▶ [The request]: Starting with the first line below, extract each line through the one that contains "from bokeh.resources import INLINE", inclusive, excluding pictures.

+++ Source excerpt +++

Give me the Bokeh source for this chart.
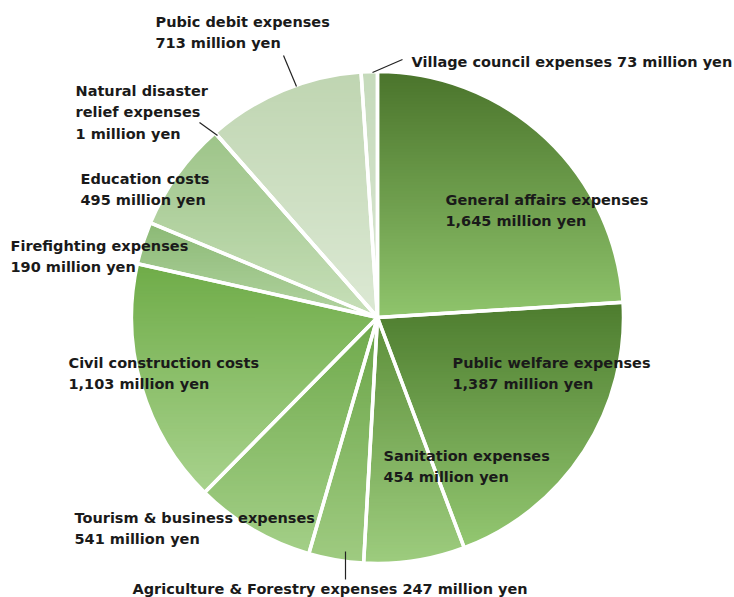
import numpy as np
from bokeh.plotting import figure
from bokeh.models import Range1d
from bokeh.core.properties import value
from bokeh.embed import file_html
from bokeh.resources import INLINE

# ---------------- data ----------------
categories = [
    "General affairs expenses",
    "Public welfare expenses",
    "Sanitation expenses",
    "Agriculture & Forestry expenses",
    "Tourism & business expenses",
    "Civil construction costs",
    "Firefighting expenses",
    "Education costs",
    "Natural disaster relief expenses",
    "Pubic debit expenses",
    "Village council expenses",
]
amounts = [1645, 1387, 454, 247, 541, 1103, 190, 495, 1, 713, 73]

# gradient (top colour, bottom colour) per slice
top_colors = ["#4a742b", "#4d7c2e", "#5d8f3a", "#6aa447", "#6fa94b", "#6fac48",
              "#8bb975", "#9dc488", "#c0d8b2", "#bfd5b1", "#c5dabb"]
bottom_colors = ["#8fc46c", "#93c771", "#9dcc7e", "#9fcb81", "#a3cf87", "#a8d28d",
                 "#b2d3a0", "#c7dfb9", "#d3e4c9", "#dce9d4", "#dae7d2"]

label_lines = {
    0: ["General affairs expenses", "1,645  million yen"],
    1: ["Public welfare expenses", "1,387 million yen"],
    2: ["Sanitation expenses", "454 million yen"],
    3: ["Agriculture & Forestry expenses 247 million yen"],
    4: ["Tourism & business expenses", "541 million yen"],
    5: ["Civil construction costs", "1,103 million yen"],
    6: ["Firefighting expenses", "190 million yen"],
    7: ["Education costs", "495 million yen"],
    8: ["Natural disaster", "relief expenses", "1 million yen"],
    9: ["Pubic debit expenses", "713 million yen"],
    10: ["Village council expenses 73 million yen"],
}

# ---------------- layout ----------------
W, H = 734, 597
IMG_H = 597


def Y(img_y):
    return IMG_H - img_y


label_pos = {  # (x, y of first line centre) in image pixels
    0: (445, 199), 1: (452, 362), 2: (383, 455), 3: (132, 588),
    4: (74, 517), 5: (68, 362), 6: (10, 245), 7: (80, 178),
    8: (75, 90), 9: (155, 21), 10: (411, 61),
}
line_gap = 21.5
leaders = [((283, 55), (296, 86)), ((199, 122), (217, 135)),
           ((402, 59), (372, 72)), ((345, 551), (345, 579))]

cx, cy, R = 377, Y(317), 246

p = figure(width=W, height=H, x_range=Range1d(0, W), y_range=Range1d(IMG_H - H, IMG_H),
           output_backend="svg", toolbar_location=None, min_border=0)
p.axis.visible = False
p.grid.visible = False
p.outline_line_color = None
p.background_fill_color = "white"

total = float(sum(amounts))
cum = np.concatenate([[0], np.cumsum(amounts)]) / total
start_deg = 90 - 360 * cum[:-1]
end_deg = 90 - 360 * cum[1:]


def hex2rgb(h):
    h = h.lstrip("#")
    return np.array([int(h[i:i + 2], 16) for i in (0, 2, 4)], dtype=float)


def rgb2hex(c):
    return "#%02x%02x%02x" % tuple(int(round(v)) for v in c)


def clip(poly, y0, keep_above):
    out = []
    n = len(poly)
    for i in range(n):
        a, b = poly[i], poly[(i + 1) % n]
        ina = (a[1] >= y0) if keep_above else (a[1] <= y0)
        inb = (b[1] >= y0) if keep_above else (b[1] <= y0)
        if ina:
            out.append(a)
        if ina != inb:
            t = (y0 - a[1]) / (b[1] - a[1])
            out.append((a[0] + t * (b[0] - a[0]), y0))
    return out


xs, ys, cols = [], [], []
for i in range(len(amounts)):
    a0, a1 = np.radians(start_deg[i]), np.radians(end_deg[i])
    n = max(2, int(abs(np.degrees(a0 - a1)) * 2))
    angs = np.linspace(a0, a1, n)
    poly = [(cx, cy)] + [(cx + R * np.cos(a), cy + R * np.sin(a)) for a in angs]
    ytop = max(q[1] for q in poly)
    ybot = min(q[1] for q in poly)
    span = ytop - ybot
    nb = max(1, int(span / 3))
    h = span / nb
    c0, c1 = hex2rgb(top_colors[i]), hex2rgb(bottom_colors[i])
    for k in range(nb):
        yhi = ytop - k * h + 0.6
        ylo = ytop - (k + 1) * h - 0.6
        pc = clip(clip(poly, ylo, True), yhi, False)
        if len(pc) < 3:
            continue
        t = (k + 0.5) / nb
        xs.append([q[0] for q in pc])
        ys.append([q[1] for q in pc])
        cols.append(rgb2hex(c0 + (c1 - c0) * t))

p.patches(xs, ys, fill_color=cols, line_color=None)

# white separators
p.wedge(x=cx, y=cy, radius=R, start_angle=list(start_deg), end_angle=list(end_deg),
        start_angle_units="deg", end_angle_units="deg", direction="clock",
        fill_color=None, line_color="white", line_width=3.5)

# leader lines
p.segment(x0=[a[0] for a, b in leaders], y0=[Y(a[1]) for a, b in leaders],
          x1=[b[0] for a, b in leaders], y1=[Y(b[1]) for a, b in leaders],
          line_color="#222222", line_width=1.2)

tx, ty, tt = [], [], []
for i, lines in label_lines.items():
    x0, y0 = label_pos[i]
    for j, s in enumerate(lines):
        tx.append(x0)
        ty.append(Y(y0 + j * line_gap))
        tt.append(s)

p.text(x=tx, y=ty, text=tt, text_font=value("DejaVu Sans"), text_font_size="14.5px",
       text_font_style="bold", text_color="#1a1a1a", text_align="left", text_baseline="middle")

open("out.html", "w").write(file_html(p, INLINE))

+++

▶ [Result of this exercise]:
Give me the Bokeh source for this chart.
import numpy as np
from bokeh.plotting import figure
from bokeh.models import Range1d
from bokeh.core.properties import value
from bokeh.embed import file_html
from bokeh.resources import INLINE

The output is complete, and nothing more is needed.